Dylan Rhymes is a British producer and DJ associated with the late-1990s and 2000s breakbeat continuum, particularly the strand often described as tech-funk. Working out of the UK club circuit, he became a recognisable name in the period when breaks were moving away from big beat's rock-inflected swagger and toward a tougher, more streamlined dancefloor sound.
He emerged in the wider orbit of the British breaks boom that linked clubs, specialist labels, mix-CD culture and a network of DJs pushing electro, bass-heavy breakbeat and progressive club music. In that context, Dylan Rhymes developed a style built around sharp drum programming, rolling low end and a functional sense of tension suited to peak-time sets.
His records are commonly associated with the turn-of-the-millennium moment when breakbeat was being retooled for larger club systems. Rather than leaning on retro funk signifiers alone, his productions helped define a more metallic, driving and futurist edge within the scene.
That sound placed him alongside artists and DJs working similar territory in UK breaks and tech-funk, including figures such as Meat Katie, Evil 9 and other producers operating between breakbeat, electro and bass-led club music.

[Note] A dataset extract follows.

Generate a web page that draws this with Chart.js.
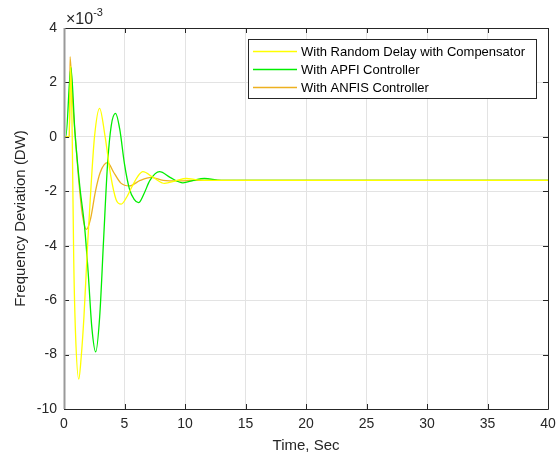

He was part of a generation for whom genre boundaries were porous, and whose records circulated across breaks nights as well as broader underground dance floors.
Among the tracks most often linked to his name are cuts such as "Breathe," "Salty" and "The Way," records that reflect the muscular, club-focused approach he became known for. Remixes and alternate versions around this material also helped keep his catalogue active within DJ circulation.
"Salty," in particular, became one of the titles most frequently cited in connection with his discography, and it captures the directness of his production approach: punchy rhythms, hook-led arrangement and enough grit to sit comfortably in both breakbeat and electro-leaning sets. "The Way" likewise became a familiar reference point, not least through remix attention from peers.
As a DJ, Dylan Rhymes was also visible in the mix-compilation era that played a major role in documenting and exporting the sound of UK breaks. His name is closely associated with the mix CD Future Breaks, which positioned him not just as a producer of individual tracks but as a selector able to frame the wider movement.
That period mattered because breakbeat culture in Britain was not only built through singles and club residencies, but also through branded compilations, guest mixes and international bookings. Artists like Dylan Rhymes benefited from, and contributed to, that infrastructure, helping establish breaks as a durable club language rather than a short-lived trend.
His work also shows how closely connected the breakbeat and electro revivals were in the 2000s. The emphasis on stripped, forceful grooves and machine-tooled textures meant his productions could move between scenes without losing identity, which is one reason his catalogue still reads clearly within the history of tech-funk.
Although not always discussed in the same mainstream terms as crossover acts from the big beat era, Dylan Rhymes holds a solid place in specialist dance music memory. He is remembered less for pop visibility than for utility and consistency: records made for DJs, for dark rooms, and for a scene that valued pressure, momentum and mixability.
His profile on club platforms and discographic archives reflects that long-running presence in the underground. The available record points to an artist whose reputation was built through sustained participation in the UK breaks ecosystem rather than through a single crossover moment.
Within the broader history of breakbeat, Dylan Rhymes represents the phase where the music became leaner, tougher and more system-oriented. His name remains tied to the tech-funk chapter of British breaks, and to a period when that sound had real weight in clubs, on mix CDs and across the international DJ network.